A Senate panel has approved energy legislation that would lift the 40-year-old ban on crude oil exports and open some areas of the Outer Continental Shelf to oil and gas exploration.
A U.S. Senate committee has voted in favour of lifting the 40-year-old ban on crude exports from the U.S. (Eric Gay/Associated Press)

A Senate panel has approved energy legislation that would lift the 40-year-old ban on crude oil exports and open some areas of the Outer Continental Shelf to oil and gas exploration.

Republican Lisa Murkowski of Alaska, chairman of the panel, championed the plan to lift the restrictions. It passed by a party-line vote of 12-10.

Murkowski said lifting the ban would turn the U.S. into an energy superpower.

Democrat Maria Cantwell of Washington, who opposes lifting the ban, describes the votes as an important first step in a long journey.

The Senate Energy and Natural Resources Committee approved an array of energy legislation on Thursday. Lawmakers wanted to move the energy legislation out of committee before the August recess.

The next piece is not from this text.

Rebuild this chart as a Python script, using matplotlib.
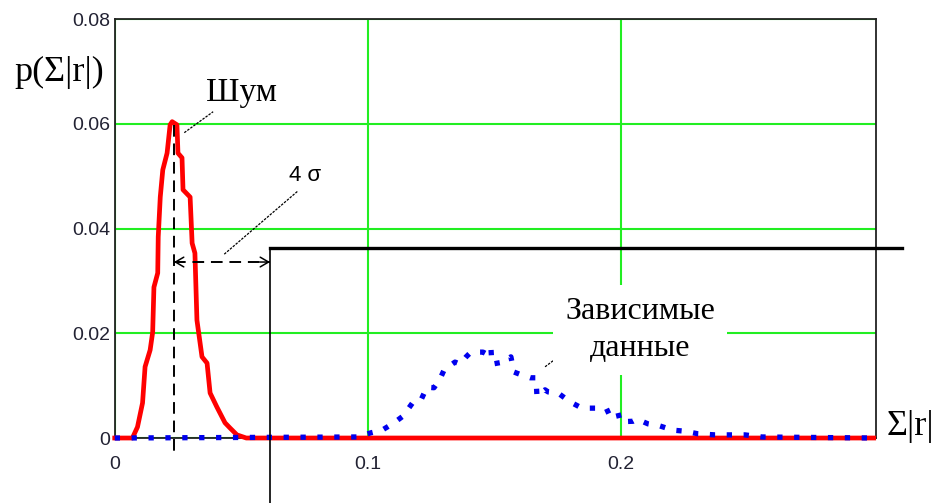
import matplotlib
matplotlib.use('Agg')
import matplotlib.pyplot as plt

# noise distribution (red)
noise_x = [0, 0.007, 0.009, 0.011, 0.012, 0.014, 0.015, 0.0155, 0.017, 0.0172, 0.018, 0.019,
           0.0207, 0.0219, 0.0227, 0.0246, 0.025, 0.0266, 0.027, 0.0298, 0.0306, 0.0317, 0.0325,
           0.0345, 0.0365, 0.0377, 0.0404, 0.0436, 0.0456, 0.0483, 0.052, 0.3]
noise_y = [0, 0, 0.0021, 0.0067, 0.0136, 0.0168, 0.0202, 0.0288, 0.0315, 0.0384, 0.046, 0.0512,
           0.0544, 0.0598, 0.0604, 0.0598, 0.0544, 0.0535, 0.0474, 0.046, 0.0372, 0.0353, 0.0225,
           0.0155, 0.0143, 0.0086, 0.0059, 0.0029, 0.0019, 0.0006, 0, 0]

# dependent data distribution (blue, dotted)
dep_x = [0, 0.096, 0.1013, 0.1057, 0.1104, 0.114, 0.1183, 0.1211, 0.1234, 0.1262, 0.1286, 0.1302,
         0.1345, 0.1365, 0.1389, 0.1408, 0.1456, 0.1471, 0.1487, 0.1491, 0.1535, 0.1566, 0.1578,
         0.161, 0.1642, 0.1665, 0.1669, 0.1701, 0.1713, 0.1752, 0.18, 0.1847, 0.1903, 0.1934,
         0.1974, 0.1986, 0.1998, 0.2049, 0.2065, 0.2108, 0.2155, 0.2207, 0.2254, 0.2306, 0.2373,
         0.2436, 0.2491, 0.2558, 0.3]
dep_y = [0, 0.0002, 0.001, 0.0015, 0.0029, 0.0042, 0.0071, 0.0073, 0.0097, 0.0096, 0.0113, 0.013,
         0.0145, 0.0141, 0.0155, 0.0164, 0.0164, 0.016, 0.0172, 0.0141, 0.0145, 0.0155, 0.0126,
         0.012, 0.0115, 0.0115, 0.008, 0.0092, 0.0088, 0.0086, 0.0069, 0.0057, 0.0057, 0.0048,
         0.0057, 0.0055, 0.0031, 0.0032, 0.0036, 0.0027, 0.0023, 0.0015, 0.0013, 0.0008, 0.0006,
         0.0006, 0.0006, 0.0002, 0]

x_ticks = [0, 0.1, 0.2]
x_tick_labels = ['0', '0.1', '0.2']
y_ticks = [0, 0.02, 0.04, 0.06, 0.08]
y_tick_labels = ['0', '0.02', '0.04', '0.06', '0.08']

noise_center = 0.0234   # dashed vertical
threshold = 0.0614      # 4 sigma level
thr_level = 0.0363
arrow_y = 0.0336

serif = 'Liberation Serif'
sans = 'Liberation Sans'

fig = plt.figure(figsize=(9.38, 5.03), dpi=100)
ax = fig.add_axes([0.1223, 0.1292, 0.8113, 0.8330])
ax.set_xlim(0, 0.3008)
ax.set_ylim(0, 0.08)

ax.set_xticks(x_ticks)
ax.set_xticklabels(x_tick_labels)
ax.set_yticks(y_ticks)
ax.set_yticklabels(y_tick_labels)
ax.tick_params(length=0, labelsize=14, labelcolor='#222233')
ax.tick_params(axis='x', pad=13)
ax.tick_params(axis='y', pad=3)
for lbl in ax.get_xticklabels() + ax.get_yticklabels():
    lbl.set_family(sans)
ax.grid(True, color='#22ee22', lw=1.5)
ax.set_axisbelow(True)
for s in ax.spines.values():
    s.set_color('#222222')
    s.set_linewidth(1.3)

ax.plot(noise_x, noise_y, color='red', lw=3.4, zorder=3, clip_on=False)
ax.plot(dep_x, dep_y, color='#0000ee', lw=3.8, linestyle=(0, (1, 2.2)),
        dash_capstyle='butt', zorder=4, clip_on=False)

# threshold step
ax.plot([threshold, 0.311], [thr_level, thr_level], color='black', lw=2.4, clip_on=False, zorder=5)
ax.plot([threshold, threshold], [thr_level, -0.0125], color='black', lw=1.2, clip_on=False, zorder=5)

# dashed noise center line and 4 sigma arrow
ax.plot([noise_center, noise_center], [0.0598, -0.0037], color='black', lw=1.4,
        linestyle=(0, (6, 3.5)), clip_on=False, zorder=5)
ax.plot([noise_center, threshold], [arrow_y, arrow_y], color='black', lw=1.4,
        linestyle=(0, (6, 3.5)), zorder=5)
head = dict(arrowstyle='->,head_length=0.6,head_width=0.35', lw=1.1, shrinkA=0, shrinkB=0)
ax.annotate('', xy=(noise_center, arrow_y), xytext=(noise_center + 0.004, arrow_y),
            arrowprops=head, zorder=6)
ax.annotate('', xy=(threshold, arrow_y), xytext=(threshold - 0.004, arrow_y),
            arrowprops=head, zorder=6)

# labels with leader lines
lead = dict(color='black', lw=0.9, linestyle=(0, (2, 1)), zorder=6)
ax.plot([0.0275, 0.0389], [0.0583, 0.0623], **lead)
ax.plot([0.0433, 0.0725], [0.0351, 0.0472], **lead)
ax.plot([0.1701, 0.1831], [0.0136, 0.0183], **lead)

ax.text(0.0500, 0.0659, 'Шум', family=serif, fontsize=24, ha='center', va='center', zorder=7)
ax.text(0.0752, 0.0502, '4 σ', family=sans, fontsize=16, ha='center', va='center', zorder=7)
ax.text(0.2076, 0.0206, 'Зависимые\nданные', family=serif, fontsize=23, ha='center',
        va='center', linespacing=1.35, zorder=7,
        bbox=dict(facecolor='white', edgecolor='none', pad=9))
ax.text(0.3147, 0.0022, 'Σ|r|', family=serif, fontsize=26, ha='center', va='center')
fig.text(0.063, 0.855, 'p(Σ|r|)', family=serif, fontsize=26, ha='center', va='center')

fig.savefig('out.png', dpi=100)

Since the 1970s oil crisis, the U.S. has had a ban of shipping exports of crude oil outside of North America. So while oil can cross the Canadian and Mexican border for processing or other trade, it cannot be shipped to Europe or Asia without a special permit.

Oil producers in the Bakken shale are particularly interested in exporting, as the U.S. has a large glut of light crude from shale.

The vote comes a day after U.S. House of Representatives Speaker John Boehner for the first time voiced his support for lifting the domestic oil export ban, which experts said signaled momentum for an overhaul of 40-year-old energy policy.